Timepiece VII: Threads
Threading Instructions for Ancestral Recombination Graphs
“Threads takes as input a set of phased genotypes and outputs a set of threading instructions for each sample.”
—Brandt, Chiang, Guo et al. (2024)
The Mechanism at a Glance
Threads is a deterministic method for inferring Ancestral Recombination Graphs from phased genotype data. Where SINGER (Timepiece VII: SINGER) samples ARGs from a posterior distribution using Bayesian MCMC, Threads finds the single most likely threading path for each haplotype using a three-step pipeline: pre-filter candidate matches, run a memory-efficient Viterbi algorithm, and date the resulting segments.
Primary Reference
The three gears of Threads:
PBWT Haplotype Matching (the pre-filter) – Uses the positional Burrows-Wheeler transform to identify a small set of candidate haplotype matches for each sample, reducing the search space from \(O(N)\) to \(O(L)\) candidates per sample (\(L \ll N\)).
Memory-Efficient Viterbi (the inference engine) – A branch-and-bound implementation of the Viterbi algorithm under the Li-Stephens model that finds the optimal threading path in \(O(NM)\) time and \(O(N)\) average memory, avoiding the classical \(O(NM)\) memory requirement.
Segment Dating (the calibration) – Assigns coalescence times to each Viterbi segment using likelihood-based and Bayesian estimators that model segments as pairwise IBD regions.

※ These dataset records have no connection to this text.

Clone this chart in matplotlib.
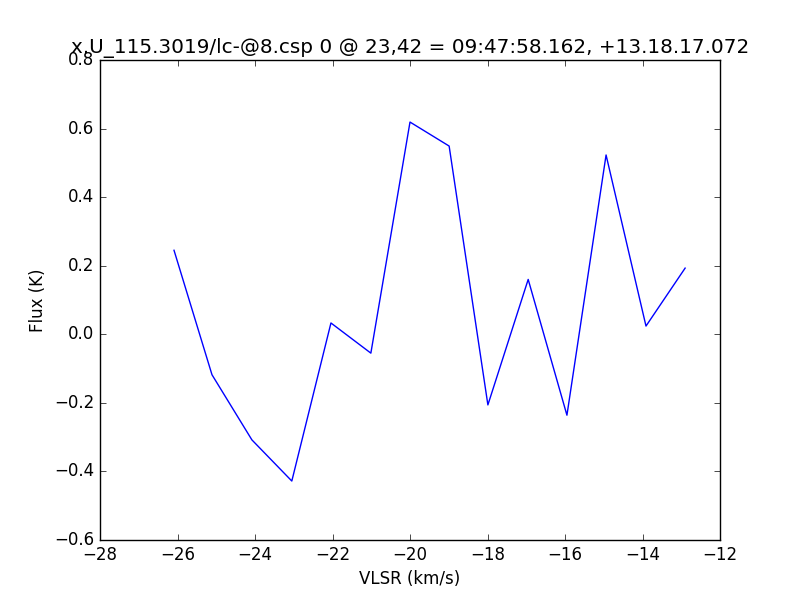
import matplotlib
matplotlib.use("Agg")
import matplotlib.pyplot as plt

plt.style.use("classic")

# channel velocities and flux
vlsr = [-26.09, -25.11, -24.08, -23.05, -22.04, -21.01, -20.00,
        -18.99, -17.99, -16.95, -15.95, -14.94, -13.91, -12.90]
flux = [0.245, -0.118, -0.308, -0.428, 0.033, -0.055, 0.619,
        0.549, -0.206, 0.160, -0.236, 0.523, 0.024, 0.193]

title = "x.U_115.3019/lc-@8.csp 0 @ 23,42 = 09:47:58.162, +13.18.17.072"

fig = plt.figure(figsize=(8, 6), dpi=100, facecolor="white")
ax = fig.add_subplot(111)
ax.plot(vlsr, flux, color="blue", linewidth=1.0)
ax.set_xlim(-28, -12)
ax.set_ylim(-0.6, 0.8)
ax.set_xlabel("VLSR (km/s)")
ax.set_ylabel("Flux (K)")
ax.set_title(title)

fig.savefig("out.png", dpi=100, facecolor="white")
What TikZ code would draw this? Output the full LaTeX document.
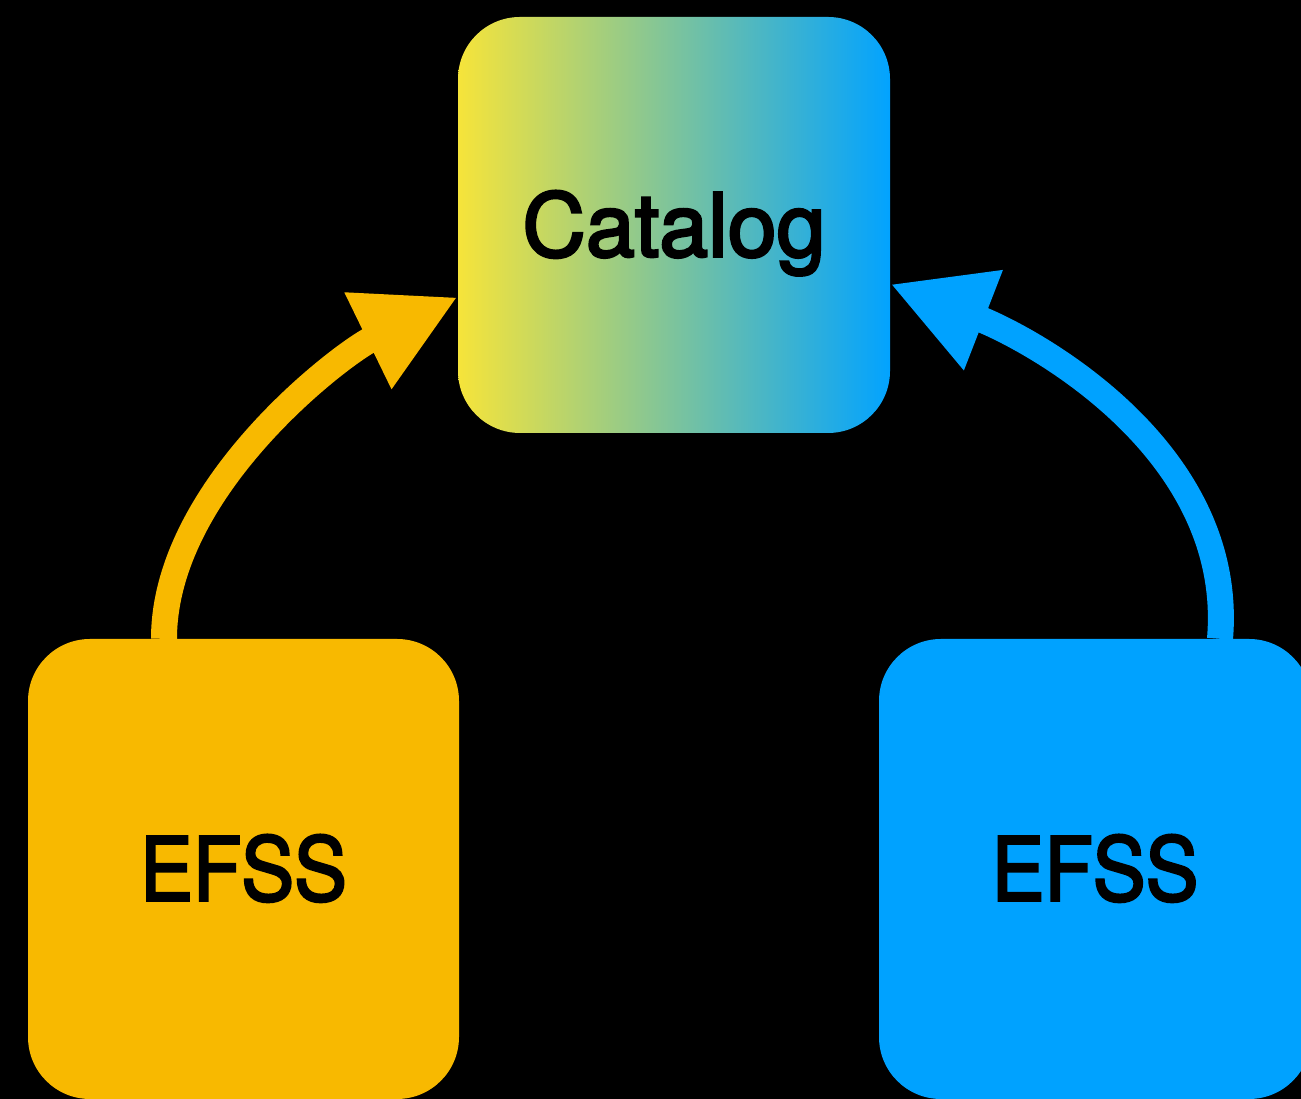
\documentclass[tikz,border=0pt]{standalone}
\usepackage{fontspec}
\setmainfont{TeX Gyre Heros}
\usetikzlibrary{arrows.meta,calc}
\definecolor{efssorange}{RGB}{248,185,0}
\definecolor{efssblue}{RGB}{0,162,255}
\definecolor{gradyellow}{RGB}{246,228,58}
\definecolor{gradblue}{RGB}{2,163,255}
\newcommand{\heavytext}[1]{\special{pdf:literal direct 2 Tr 2.6 w}#1\special{pdf:literal direct 0 Tr}}
\begin{document}
\begin{tikzpicture}[x=1pt,y=1pt,
  box/.style={rectangle, rounded corners=62pt, inner sep=0pt, text=black,
    text height=63pt, text depth=0pt, font=\fontsize{88}{96}\selectfont},
  flow/.style={line width=26pt, -{Triangle[length=100pt,width=100pt]}}]
\fill[black] (0,0) rectangle (1301,1099);
\useasboundingbox (0,0) rectangle (1301,1099);
\node[box, minimum width=432pt, minimum height=416pt,
      left color=gradyellow, right color=gradblue] (cat) at (674,874) {\heavytext{Catalog}};
\node[box, fill=efssorange, minimum width=431pt, minimum height=460pt]
      (efssL) at (243.5,230) {\scalebox{0.9}[1]{\heavytext{EFSS}}};
\node[box, fill=efssblue, minimum width=432pt, minimum height=460pt]
      (efssR) at (1095,230) {\scalebox{0.9}[1]{\heavytext{EFSS}}};
\draw[flow, efssorange] ($(efssL.north)+(-79.5,0)$) .. controls +(0,150) and +(-117.4,-57.2) .. ($(cat.west)+(0,-72)$);
\draw[flow, efssblue] ($(efssR.north)+(125,0)$) .. controls +(16,190) and +(140,-54.4) .. ($(cat.east)+(0,-59)$);
\end{tikzpicture}
\end{document}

These gears connect in a simple linear pipeline:
Phased genotypes (N haplotypes, M sites)
|
v
+-------------------------------+
| PBWT HAPLOTYPE MATCHING |
| |
| Chunk genome into 0.5 cM |
| segments, sort with PBWT, |
| query L-neighbourhood, |
| filter by match count |
| |
| -> L candidates per sample |
+-------------------------------+
|
v
+-------------------------------+
| MEMORY-EFFICIENT VITERBI |
| |
| For each sample n = 1..N: |
| Run Li-Stephens Viterbi |
| on L x M candidate panel |
| using branch-and-bound |
| |
| -> Threading targets per |
| sample at each site |
+-------------------------------+
|
v
+-------------------------------+
| SEGMENT DATING |
| |
| For each Viterbi segment: |
| Model as IBD region |
| Estimate age from length |
| + mutations + demography |
| |
| -> Coalescence times |
+-------------------------------+
|
v
Threading instructions
(= the inferred ARG)
Prerequisites for this Timepiece
Threads builds on several earlier concepts and Timepieces:
Li & Stephens HMM – the copying model that Threads optimizes with its memory-efficient Viterbi
Coalescent Theory – coalescence times and rates used in the dating step
The SMC – the sequentially Markov coalescent model underlying the segment length distribution
If you have worked through the Li & Stephens Timepiece, you already have the main conceptual foundation. Threads extends that foundation to biobank-scale data through algorithmic innovation rather than model complexity.